### SET PROBLEM
For the material that follows, list every line containing the word "this".

### LISTED ENTRIES
= = = =

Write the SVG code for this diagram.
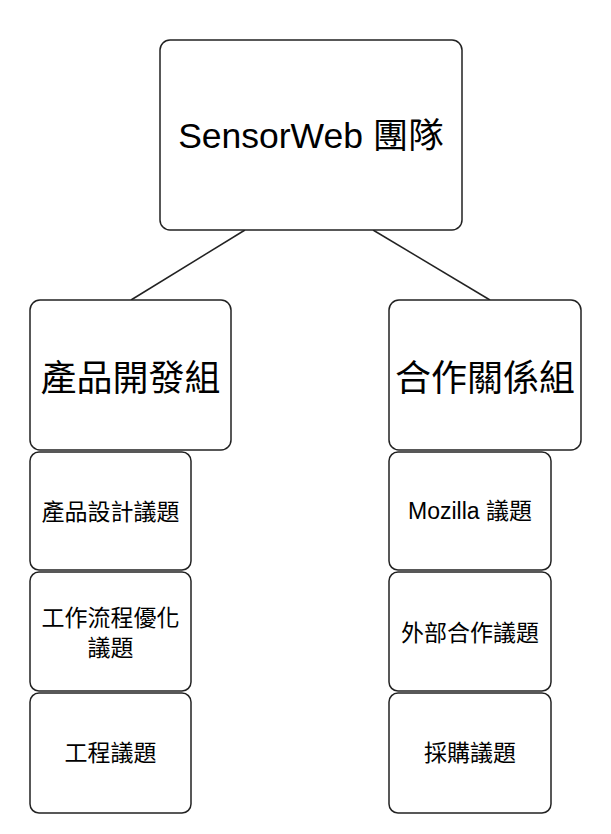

= = = =

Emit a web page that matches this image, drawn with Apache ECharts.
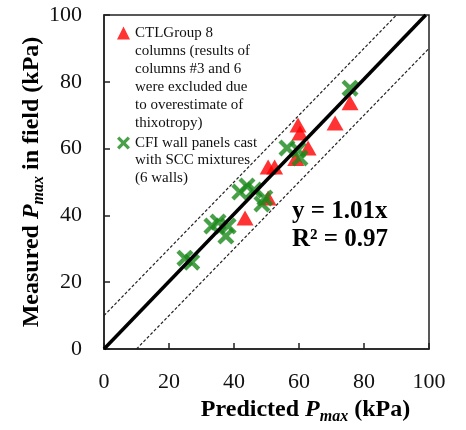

= = = =

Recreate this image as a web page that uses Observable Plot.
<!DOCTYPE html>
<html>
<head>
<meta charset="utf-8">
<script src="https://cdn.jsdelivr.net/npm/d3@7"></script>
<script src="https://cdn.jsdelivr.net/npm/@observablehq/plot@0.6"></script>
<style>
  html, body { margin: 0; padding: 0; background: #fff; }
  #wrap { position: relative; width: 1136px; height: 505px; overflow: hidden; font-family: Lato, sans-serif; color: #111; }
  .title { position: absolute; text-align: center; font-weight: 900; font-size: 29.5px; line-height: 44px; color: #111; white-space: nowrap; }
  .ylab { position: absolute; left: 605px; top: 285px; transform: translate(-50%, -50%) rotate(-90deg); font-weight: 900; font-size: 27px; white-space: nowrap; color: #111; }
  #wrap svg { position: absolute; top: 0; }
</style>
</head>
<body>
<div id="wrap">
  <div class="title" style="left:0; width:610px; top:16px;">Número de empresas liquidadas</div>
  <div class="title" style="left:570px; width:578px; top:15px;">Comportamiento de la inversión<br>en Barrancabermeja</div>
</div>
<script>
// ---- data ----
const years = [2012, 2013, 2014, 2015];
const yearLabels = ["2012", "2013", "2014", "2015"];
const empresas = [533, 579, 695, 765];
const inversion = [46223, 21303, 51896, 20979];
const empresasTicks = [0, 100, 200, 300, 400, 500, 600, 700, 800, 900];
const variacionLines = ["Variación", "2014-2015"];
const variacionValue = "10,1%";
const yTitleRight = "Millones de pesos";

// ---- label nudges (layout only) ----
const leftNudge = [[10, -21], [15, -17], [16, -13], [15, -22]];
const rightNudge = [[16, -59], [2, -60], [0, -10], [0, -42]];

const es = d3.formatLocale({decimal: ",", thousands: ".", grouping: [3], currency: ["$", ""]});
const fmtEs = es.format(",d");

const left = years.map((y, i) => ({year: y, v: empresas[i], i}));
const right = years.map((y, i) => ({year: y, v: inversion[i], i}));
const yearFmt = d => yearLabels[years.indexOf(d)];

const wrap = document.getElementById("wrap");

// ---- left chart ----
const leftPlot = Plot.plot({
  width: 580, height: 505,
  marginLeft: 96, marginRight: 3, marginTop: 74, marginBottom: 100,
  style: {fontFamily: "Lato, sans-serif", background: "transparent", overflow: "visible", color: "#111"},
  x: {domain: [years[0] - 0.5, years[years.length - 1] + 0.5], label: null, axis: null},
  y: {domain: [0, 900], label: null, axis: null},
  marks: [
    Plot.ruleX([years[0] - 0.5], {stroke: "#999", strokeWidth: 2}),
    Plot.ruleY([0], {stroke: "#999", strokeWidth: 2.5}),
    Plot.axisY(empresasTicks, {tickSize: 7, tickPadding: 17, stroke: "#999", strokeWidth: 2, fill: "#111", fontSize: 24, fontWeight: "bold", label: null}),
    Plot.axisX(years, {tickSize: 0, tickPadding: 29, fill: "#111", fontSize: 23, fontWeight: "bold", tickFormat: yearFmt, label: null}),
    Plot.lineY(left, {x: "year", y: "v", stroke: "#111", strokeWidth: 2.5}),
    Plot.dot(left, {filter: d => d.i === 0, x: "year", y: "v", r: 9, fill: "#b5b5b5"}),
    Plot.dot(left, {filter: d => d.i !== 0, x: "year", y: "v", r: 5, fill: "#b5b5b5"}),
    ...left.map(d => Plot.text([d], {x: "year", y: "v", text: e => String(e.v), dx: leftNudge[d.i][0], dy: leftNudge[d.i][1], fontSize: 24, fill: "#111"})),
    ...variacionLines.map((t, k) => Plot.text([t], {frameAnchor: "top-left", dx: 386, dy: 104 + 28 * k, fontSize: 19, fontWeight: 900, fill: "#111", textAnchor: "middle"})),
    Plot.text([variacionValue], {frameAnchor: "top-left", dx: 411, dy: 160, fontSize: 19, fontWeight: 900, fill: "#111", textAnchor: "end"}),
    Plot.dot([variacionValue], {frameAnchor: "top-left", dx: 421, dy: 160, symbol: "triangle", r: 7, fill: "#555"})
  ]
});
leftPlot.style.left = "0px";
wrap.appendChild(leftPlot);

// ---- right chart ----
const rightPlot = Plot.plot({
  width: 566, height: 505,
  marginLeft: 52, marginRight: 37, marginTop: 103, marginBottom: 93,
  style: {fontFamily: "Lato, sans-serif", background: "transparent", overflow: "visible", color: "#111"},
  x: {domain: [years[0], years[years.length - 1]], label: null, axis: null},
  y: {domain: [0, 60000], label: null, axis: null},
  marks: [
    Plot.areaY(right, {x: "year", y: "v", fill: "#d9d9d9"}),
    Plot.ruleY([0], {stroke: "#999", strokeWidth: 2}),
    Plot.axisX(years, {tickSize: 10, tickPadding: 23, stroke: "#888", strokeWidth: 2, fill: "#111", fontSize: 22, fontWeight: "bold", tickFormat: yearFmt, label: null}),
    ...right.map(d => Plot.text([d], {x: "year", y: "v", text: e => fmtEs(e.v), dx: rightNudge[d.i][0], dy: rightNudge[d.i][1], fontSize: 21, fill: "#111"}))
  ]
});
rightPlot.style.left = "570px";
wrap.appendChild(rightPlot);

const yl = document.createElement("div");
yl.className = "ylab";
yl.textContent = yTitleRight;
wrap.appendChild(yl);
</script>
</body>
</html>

= = = =

### EXERCISE RESPONSE
Write the SVG code for this diagram.
Emit a web page that matches this image, drawn with Apache ECharts.
Recreate this image as a web page that uses Observable Plot.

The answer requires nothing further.